Big Tim was himself a committed gambler, who wagered, mostly unsuccessfully, on fights and horses and, during a brief spell in Congress, from 1902 to 1904, became the poker and pinochle champion of the House of Representatives. But the Tammany man’s own businesses catered resolutely to the working class. Though Sullivan was influential enough to be gifted memberships to many of the city’s plushest gaming clubs, he was seldom seen in any of them, preferring to devote his time to more working-class pursuits. In the late 1890s, Tim took a hand in horse racing, helping to organize the Metropolitan Jockey Club and supplying most of the funds needed to open a new racetrack on Long Island. Closer to home, he also arranged protection for dozens of small poolrooms, stuss houses, and lotteries in Manhattan and became a patron of several “private social clubs,” where gamblers and politicians mixed to make book and raise funds for the Wigwam.
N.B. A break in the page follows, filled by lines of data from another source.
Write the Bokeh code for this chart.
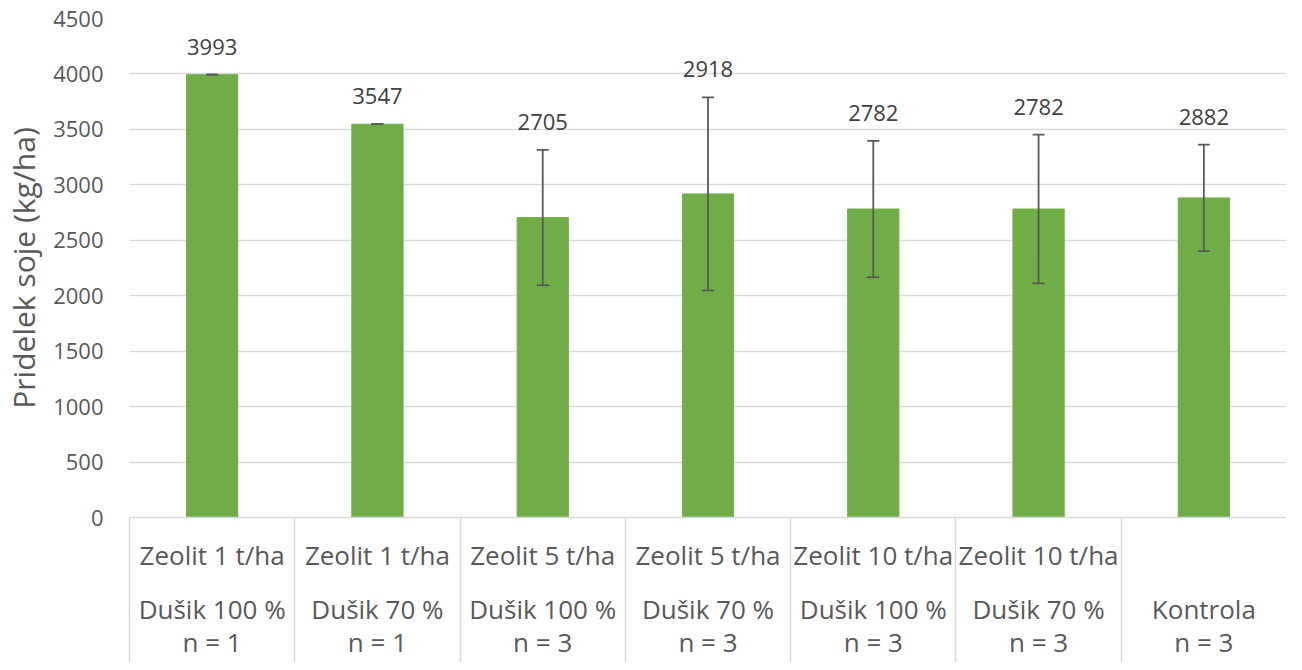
from bokeh.plotting import figure
from bokeh.models import (ColumnDataSource, Range1d, FixedTicker, Whisker, LabelSet,
                          TeeHead, LinearAxis)
from bokeh.core.properties import value
from bokeh.embed import file_html
from bokeh.resources import INLINE

# ---- data ----
zeolit = ["Zeolit 1 t/ha", "Zeolit 1 t/ha", "Zeolit 5 t/ha", "Zeolit 5 t/ha",
          "Zeolit 10 t/ha", "Zeolit 10 t/ha", ""]
dusik = ["Dušik 100 %", "Dušik 70 %", "Dušik 100 %", "Dušik 70 %",
         "Dušik 100 %", "Dušik 70 %", "Kontrola"]
n_labels = ["n = 1", "n = 1", "n = 3", "n = 3", "n = 3", "n = 3", "n = 3"]
yields = [3993, 3547, 2705, 2918, 2782, 2782, 2882]
errors = [0, 0, 610, 870, 615, 670, 480]
y_ticks = list(range(0, 4501, 500))

FONT = "Open Sans"
GREY = "#595959"
GRID = "#D9D9D9"
SEP = 150  # separator line length below axis (px)

n = len(yields)
xs = [i + 0.5 for i in range(n)]
src = ColumnDataSource(dict(
    x=xs,
    y=yields,
    upper=[v + e for v, e in zip(yields, errors)],
    lower=[v - e for v, e in zip(yields, errors)],
    label=[str(v) for v in yields],
))

p = figure(width=1286, height=662, output_backend="svg", toolbar_location=None,
           x_range=Range1d(0, n), y_range=Range1d(0, 4500),
           min_border_left=125, min_border_right=0, min_border_top=18,
           min_border_bottom=142)
p.outline_line_color = None
p.background_fill_color = "white"
p.border_fill_color = "white"

p.vbar(x="x", top="y", width=0.31, source=src, fill_color="#70AD47",
       line_color="#70AD47")

wh = Whisker(source=src, base="x", upper="upper", lower="lower",
             line_color=GREY, line_width=1.8, level="overlay",
             upper_head=TeeHead(size=12, line_color=GREY, line_width=1.8),
             lower_head=TeeHead(size=12, line_color=GREY, line_width=1.8))
p.add_layout(wh)

labels = LabelSet(x="x", y="upper", text="label", source=src, y_offset=28,
                  text_align="center", text_baseline="middle",
                  text_font=value(FONT), text_font_size="22px", text_color="#404040")
p.add_layout(labels)

# y axis
p.yaxis.ticker = FixedTicker(ticks=y_ticks)
p.yaxis.axis_line_color = None
p.yaxis.major_tick_line_color = None
p.yaxis.minor_tick_line_color = None
p.yaxis.major_label_text_font = FONT
p.yaxis.major_label_text_font_size = "22px"
p.yaxis.major_label_text_color = GREY
p.yaxis.major_label_standoff = 20
p.yaxis.axis_label = "Pridelek soje (kg/ha)"
p.yaxis.axis_label_text_font = FONT
p.yaxis.axis_label_text_font_size = "30px"
p.yaxis.axis_label_text_font_style = "normal"
p.yaxis.axis_label_text_color = GREY
p.yaxis.axis_label_standoff = 6

p.ygrid.ticker = FixedTicker(ticks=y_ticks)
p.ygrid.grid_line_color = GRID
p.ygrid.grid_line_width = 1.5
p.xgrid.grid_line_color = None

# inner category level (Zeolit) + separator lines at boundaries (as minor ticks)
xa = p.xaxis[0]
xa.ticker = FixedTicker(ticks=xs, minor_ticks=list(range(n)))
xa.major_label_overrides = {x: (z if z else " ") for x, z in zip(xs, zeolit)}
xa.axis_line_color = GRID
xa.axis_line_width = 1.5
xa.major_tick_out = 0
xa.major_tick_in = 0
xa.minor_tick_in = 0
xa.minor_tick_out = SEP
xa.minor_tick_line_color = GRID
xa.minor_tick_line_width = 1.5
xa.major_label_text_font = FONT
xa.major_label_text_font_size = "26px"
xa.major_label_text_color = GREY
xa.major_label_standoff = 19 - SEP

# outer category level (Dušik / n)
xb = LinearAxis(ticker=FixedTicker(ticks=xs))
xb.major_label_overrides = {x: f"{d}\n{m}" for x, d, m in zip(xs, dusik, n_labels)}
xb.axis_line_color = None
xb.major_tick_line_color = None
xb.minor_tick_line_color = None
xb.major_label_text_font = FONT
xb.major_label_text_font_size = "26px"
xb.major_label_text_color = GREY
xb.major_label_text_line_height = 0.92
xb.major_label_standoff = 9
p.add_layout(xb, "below")

open("out.html", "w").write(file_html(p, INLINE))
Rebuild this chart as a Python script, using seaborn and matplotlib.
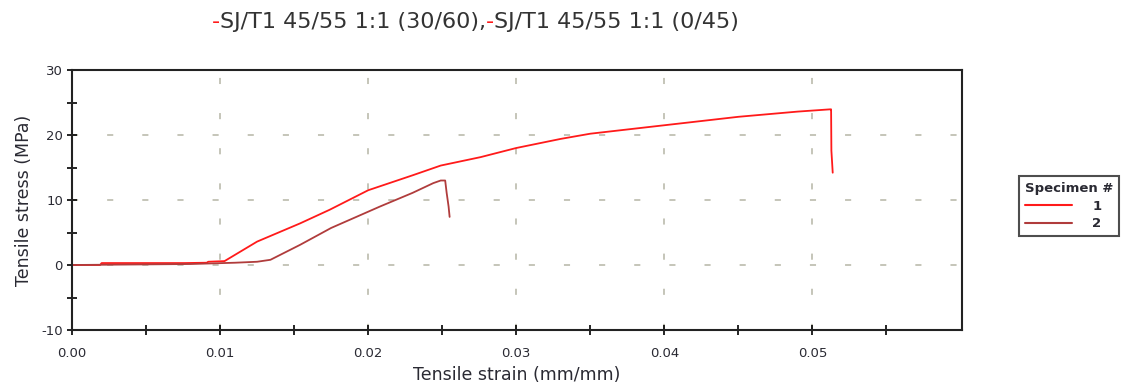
import matplotlib
matplotlib.use("Agg")
import matplotlib.pyplot as plt
import seaborn as sns
import pandas as pd
from matplotlib.ticker import FixedLocator, FormatStrFormatter, MultipleLocator

# Specimen 1 (30/60 layup)
strain1 = [0.0, 0.0019, 0.0020, 0.0076, 0.0091, 0.0092, 0.0103, 0.0125, 0.0154,
           0.0174, 0.0200, 0.0230, 0.0249, 0.0276, 0.0300, 0.0330, 0.0350,
           0.0400, 0.0450, 0.0490, 0.0512, 0.05126, 0.05128, 0.05137]
stress1 = [0.0, 0.0, 0.3, 0.3, 0.35, 0.5, 0.6, 3.6, 6.4,
           8.5, 11.5, 13.8, 15.3, 16.6, 18.0, 19.4, 20.2,
           21.5, 22.8, 23.6, 23.95, 23.95, 17.6, 14.2]

# Specimen 2 (0/45 layup)
strain2 = [0.0, 0.0080, 0.0110, 0.0125, 0.0134, 0.0154, 0.0175, 0.0200, 0.0208,
           0.0230, 0.0244, 0.0249, 0.0252, 0.0253, 0.02543, 0.0255]
stress2 = [0.0, 0.15, 0.35, 0.5, 0.8, 3.1, 5.7, 8.2, 9.0,
           11.1, 12.6, 13.0, 13.0, 11.1, 9.0, 7.4]

specimens = ["1", "2"]
title_parts = ["SJ/T1 45/55 1:1 (30/60),", "SJ/T1 45/55 1:1 (0/45)"]
x_major = [0.00, 0.01, 0.02, 0.03, 0.04, 0.05]
x_minor = [0.005, 0.015, 0.025, 0.035, 0.045, 0.055]

df = pd.concat([
    pd.DataFrame({"strain": strain1, "stress": stress1, "Specimen #": specimens[0]}),
    pd.DataFrame({"strain": strain2, "stress": stress2, "Specimen #": specimens[1]}),
], ignore_index=True)

sns.set_style("white")
plt.rcParams["font.family"] = ["DejaVu Sans"]
plt.rcParams["axes.unicode_minus"] = False

colors = {"1": "#ff1a1a", "2": "#b03c3c"}
text_color = "#2a2a33"

fig = plt.figure(figsize=(11.23, 3.87), dpi=100)
ax = fig.add_axes([72 / 1123, 57 / 387, 890 / 1123, 260 / 387])

sns.lineplot(data=df, x="strain", y="stress", hue="Specimen #", palette=colors,
             sort=False, estimator=None, linewidth=1.3, ax=ax, legend=False)

ax.set_xlim(0, 0.0601)
ax.set_ylim(-10, 30)
ax.xaxis.set_major_locator(FixedLocator(x_major))
ax.xaxis.set_minor_locator(FixedLocator(x_minor))
ax.yaxis.set_major_locator(MultipleLocator(10))
ax.yaxis.set_minor_locator(MultipleLocator(5))
ax.xaxis.set_major_formatter(FormatStrFormatter("%.2f"))

ax.grid(True, which="major", color="#b5b5a5", linestyle=(0, (4, 19)), linewidth=1.1)
ax.tick_params(which="both", direction="inout", length=7, width=1.2, color="black",
               labelsize=9.5, labelcolor=text_color, bottom=True, left=True)
ax.tick_params(axis="x", pad=9)
ax.tick_params(axis="y", pad=3)
for s in ax.spines.values():
    s.set_color("#222222")
    s.set_linewidth(1.5)

ax.set_xlabel("Tensile strain (mm/mm)", fontsize=12.5, color=text_color, labelpad=4)
ax.set_ylabel("Tensile stress (MPa)", fontsize=12.5, color=text_color, labelpad=6)

# Legend
handles = [plt.Line2D([], [], color=colors[k], linewidth=1.5) for k in specimens]
leg = fig.legend(handles, specimens, title="Specimen #", loc="upper left",
                 bbox_to_anchor=(1019 / 1123, 1 - 176 / 387), fontsize=9.5,
                 title_fontsize=9.5, handlelength=3.6, frameon=True, fancybox=False,
                 borderpad=0.45, labelspacing=0.35, handletextpad=1.5, borderaxespad=0)
leg.get_frame().set_edgecolor("#222222")
leg.get_frame().set_linewidth(1.5)
leg.get_title().set_fontweight("bold")
leg.get_title().set_color(text_color)
for t in leg.get_texts():
    t.set_fontweight("bold")
    t.set_color(text_color)
leg._legend_box.align = "left"

# Title made of coloured pieces
fig.canvas.draw()
renderer = fig.canvas.get_renderer()
x = 212 / 1123
y = 1 - 22 / 387
for part in title_parts:
    dash = fig.text(x, y, "-", color="#ff1a1a", fontsize=16, va="center", ha="left")
    bb = dash.get_window_extent(renderer)
    x += bb.width / fig.bbox.width
    t = fig.text(x, y, part, color="#333333", fontsize=16, va="center", ha="left")
    bb = t.get_window_extent(renderer)
    x += bb.width / fig.bbox.width

fig.savefig("out.png", dpi=100)
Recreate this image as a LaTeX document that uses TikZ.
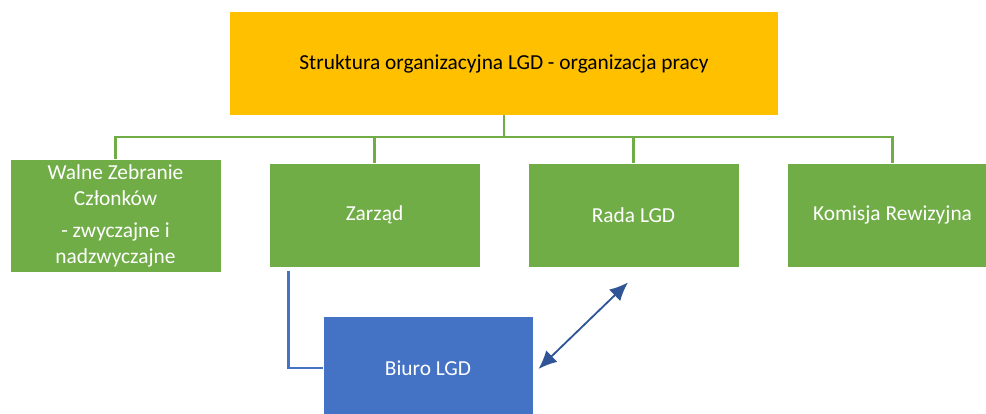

The most lucrative of Sullivan’s interests were operated in partnership with the Considine family, represented in New York by the brothers Jim and George, who shared Big Tim’s interest in boxing (George was for a while the manager of the famous heavyweight Jim Corbett). But Tim also operated on his own behalf, for example by helping to found the Hesper Club, an influential Second Avenue clubhouse, popular with gambling types, where frequent poker parties were held and a small casino operated. Sullivan played little active part in the running of the club, which was founded in 1899. But his influence was obvious to anyone who glanced inside the entrance, where a letter from the big Irishman hung in an honored spot within a golden frame. “Should it be possible,” Tim’s note assured its readers, “for me at any time to serve any of the members I will gladly do so. A simple word from you will command me.”